No healthy national life can result from a morbid party political obsession with the past. That is a landscape for historians to explore, not for electorates to consult as they decide the future of their country. Yet it seems both main parties have agreed that history is where they are going to set their next manifestos, as tribal identity again becomes the defining feature of political life in Ireland.

And this would not matter within a normal European polity. After all, the differences in policy between Fine Gael/Labour/Fianna Fáil/PD are unknown to any but the Dáil's equivalent of chicken-sexers - that is, political correspondents; and, not belonging to that recondite species, I certainly could not name those policy differences without some serious homework beforehand. And this is perfectly usual. Modern political parties in almost every European country have virtually identical policies and retain their identities largely by myth, by style, and by the careful inflections of language.

But ours is not a normal European polity.
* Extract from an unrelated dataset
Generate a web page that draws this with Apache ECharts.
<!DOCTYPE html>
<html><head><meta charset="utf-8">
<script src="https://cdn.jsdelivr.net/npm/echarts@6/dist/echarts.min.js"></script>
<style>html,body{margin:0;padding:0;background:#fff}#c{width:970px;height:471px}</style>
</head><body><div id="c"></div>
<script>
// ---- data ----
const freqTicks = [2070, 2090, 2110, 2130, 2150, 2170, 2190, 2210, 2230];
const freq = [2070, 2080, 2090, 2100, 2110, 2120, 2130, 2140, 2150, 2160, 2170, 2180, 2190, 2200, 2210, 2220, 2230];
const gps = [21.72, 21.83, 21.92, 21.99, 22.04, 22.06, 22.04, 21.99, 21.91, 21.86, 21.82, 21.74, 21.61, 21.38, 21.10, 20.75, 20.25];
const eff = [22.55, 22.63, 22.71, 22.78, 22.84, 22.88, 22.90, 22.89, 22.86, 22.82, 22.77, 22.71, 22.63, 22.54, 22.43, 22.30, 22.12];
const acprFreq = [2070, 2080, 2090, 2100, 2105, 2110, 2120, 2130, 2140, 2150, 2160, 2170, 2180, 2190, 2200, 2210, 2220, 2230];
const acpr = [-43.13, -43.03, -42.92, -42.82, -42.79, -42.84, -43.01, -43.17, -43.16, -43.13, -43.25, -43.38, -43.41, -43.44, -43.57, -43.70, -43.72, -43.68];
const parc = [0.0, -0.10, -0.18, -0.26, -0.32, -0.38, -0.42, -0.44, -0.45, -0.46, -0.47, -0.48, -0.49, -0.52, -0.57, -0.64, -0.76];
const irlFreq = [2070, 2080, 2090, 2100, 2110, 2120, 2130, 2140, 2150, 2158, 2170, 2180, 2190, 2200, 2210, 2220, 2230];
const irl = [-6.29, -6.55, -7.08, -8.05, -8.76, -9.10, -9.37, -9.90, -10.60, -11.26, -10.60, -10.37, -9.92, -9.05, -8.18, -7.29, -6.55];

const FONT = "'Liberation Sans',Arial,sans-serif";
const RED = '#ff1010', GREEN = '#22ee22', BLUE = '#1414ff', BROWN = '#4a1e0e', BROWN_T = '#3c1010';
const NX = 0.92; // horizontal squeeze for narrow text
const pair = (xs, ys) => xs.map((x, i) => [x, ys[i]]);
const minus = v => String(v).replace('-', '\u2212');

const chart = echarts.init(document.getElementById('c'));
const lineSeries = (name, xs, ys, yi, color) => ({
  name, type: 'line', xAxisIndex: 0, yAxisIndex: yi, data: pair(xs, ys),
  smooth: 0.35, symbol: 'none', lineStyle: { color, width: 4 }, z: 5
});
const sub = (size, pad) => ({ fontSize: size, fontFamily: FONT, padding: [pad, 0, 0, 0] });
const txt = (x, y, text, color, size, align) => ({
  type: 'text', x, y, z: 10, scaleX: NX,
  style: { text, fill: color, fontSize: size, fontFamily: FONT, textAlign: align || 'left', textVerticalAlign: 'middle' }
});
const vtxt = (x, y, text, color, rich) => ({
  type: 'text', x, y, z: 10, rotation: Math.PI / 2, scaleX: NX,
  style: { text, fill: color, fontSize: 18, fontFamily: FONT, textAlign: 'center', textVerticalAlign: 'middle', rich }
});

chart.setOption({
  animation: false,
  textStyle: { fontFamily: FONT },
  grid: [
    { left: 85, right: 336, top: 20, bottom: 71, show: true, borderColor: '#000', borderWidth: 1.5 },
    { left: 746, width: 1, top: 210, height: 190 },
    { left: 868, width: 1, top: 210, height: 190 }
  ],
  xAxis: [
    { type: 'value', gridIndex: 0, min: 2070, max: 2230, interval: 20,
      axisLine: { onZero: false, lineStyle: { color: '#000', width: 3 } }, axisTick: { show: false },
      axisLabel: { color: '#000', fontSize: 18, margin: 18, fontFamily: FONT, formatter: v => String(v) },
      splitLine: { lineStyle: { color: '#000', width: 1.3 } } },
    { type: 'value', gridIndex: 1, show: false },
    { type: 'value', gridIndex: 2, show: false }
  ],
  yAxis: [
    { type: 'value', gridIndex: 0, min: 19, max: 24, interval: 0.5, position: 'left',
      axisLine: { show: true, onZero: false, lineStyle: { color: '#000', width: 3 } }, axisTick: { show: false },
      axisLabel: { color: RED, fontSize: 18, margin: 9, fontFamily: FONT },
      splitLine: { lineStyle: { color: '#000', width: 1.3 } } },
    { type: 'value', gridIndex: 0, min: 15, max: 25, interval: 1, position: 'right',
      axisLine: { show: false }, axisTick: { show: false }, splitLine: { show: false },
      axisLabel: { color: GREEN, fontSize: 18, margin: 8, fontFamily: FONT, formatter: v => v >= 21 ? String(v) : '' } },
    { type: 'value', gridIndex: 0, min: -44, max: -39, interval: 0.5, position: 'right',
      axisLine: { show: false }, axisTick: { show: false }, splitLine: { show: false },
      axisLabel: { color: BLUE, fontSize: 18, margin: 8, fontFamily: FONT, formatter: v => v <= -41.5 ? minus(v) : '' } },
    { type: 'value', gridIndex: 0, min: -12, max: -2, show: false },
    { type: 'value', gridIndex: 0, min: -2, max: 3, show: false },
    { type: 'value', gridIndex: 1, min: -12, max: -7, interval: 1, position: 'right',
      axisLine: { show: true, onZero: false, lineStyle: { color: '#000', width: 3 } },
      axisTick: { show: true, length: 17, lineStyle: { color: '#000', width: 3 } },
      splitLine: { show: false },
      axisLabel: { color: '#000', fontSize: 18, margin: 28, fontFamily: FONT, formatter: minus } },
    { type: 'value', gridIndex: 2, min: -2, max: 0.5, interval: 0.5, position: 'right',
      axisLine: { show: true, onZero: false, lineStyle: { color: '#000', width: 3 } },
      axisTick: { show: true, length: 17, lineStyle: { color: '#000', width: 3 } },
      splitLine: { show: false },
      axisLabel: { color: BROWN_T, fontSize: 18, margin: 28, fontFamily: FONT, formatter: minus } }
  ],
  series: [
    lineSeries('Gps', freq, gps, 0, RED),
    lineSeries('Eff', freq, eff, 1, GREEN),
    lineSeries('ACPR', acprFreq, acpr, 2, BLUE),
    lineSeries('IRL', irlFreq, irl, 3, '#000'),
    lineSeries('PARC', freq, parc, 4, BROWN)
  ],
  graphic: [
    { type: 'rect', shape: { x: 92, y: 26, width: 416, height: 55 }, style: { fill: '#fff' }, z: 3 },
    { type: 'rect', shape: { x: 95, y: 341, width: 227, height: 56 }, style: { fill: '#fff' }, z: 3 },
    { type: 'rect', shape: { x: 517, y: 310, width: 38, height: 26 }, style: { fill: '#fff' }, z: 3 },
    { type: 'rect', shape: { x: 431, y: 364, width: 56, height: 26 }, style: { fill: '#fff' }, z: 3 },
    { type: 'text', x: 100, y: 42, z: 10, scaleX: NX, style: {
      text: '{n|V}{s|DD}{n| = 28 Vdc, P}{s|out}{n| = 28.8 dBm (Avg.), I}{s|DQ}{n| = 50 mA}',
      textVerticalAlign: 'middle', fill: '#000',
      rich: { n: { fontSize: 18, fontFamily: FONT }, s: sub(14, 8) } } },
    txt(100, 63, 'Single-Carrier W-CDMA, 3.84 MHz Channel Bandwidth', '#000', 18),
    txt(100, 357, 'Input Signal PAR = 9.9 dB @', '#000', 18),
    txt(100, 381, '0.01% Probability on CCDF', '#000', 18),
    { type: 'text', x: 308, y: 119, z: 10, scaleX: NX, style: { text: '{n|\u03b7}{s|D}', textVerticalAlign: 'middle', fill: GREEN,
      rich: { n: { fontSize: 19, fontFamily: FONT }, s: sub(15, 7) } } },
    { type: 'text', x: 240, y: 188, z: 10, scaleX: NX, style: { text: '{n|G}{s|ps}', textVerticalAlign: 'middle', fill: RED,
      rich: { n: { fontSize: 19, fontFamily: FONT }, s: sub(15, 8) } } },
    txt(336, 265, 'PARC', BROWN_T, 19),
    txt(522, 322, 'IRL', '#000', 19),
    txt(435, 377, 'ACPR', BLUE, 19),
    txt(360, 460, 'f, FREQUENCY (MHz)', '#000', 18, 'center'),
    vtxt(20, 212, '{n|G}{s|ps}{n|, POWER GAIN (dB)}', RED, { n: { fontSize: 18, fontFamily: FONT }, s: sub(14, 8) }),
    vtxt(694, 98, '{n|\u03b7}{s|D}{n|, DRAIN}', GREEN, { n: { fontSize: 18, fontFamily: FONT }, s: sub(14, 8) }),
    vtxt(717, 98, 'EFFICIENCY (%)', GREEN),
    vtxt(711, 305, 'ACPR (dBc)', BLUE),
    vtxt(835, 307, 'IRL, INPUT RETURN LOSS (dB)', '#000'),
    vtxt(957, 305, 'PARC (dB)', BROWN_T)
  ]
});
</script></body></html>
All our political parties were born out of the barrel of a gun. One party, Sinn Féin, is still armed, and in a couple of months' time will be able to celebrate the first anniversary of the Northern Bank raid. That is how close our politics is to the gun.

That close. A renewed invocation of 1916 can only re-validate and re-glorify the principle of undemocratic violence. It is no coincidence that the Troubles followed hard on the gargantuan and jingoistic celebration of the 50th anniversary of the Rising. That laid the moral seedbed - and more to the point, created the safe houses - for the IRA in the quarter-century of war that followed.

For democratic politicians to cite the Rising as a glorious inspiration for today, while armed paramilitary organisations still exist, is rather like a headmaster distributing luscious pornography to teenage boys, and then urging them to be pure.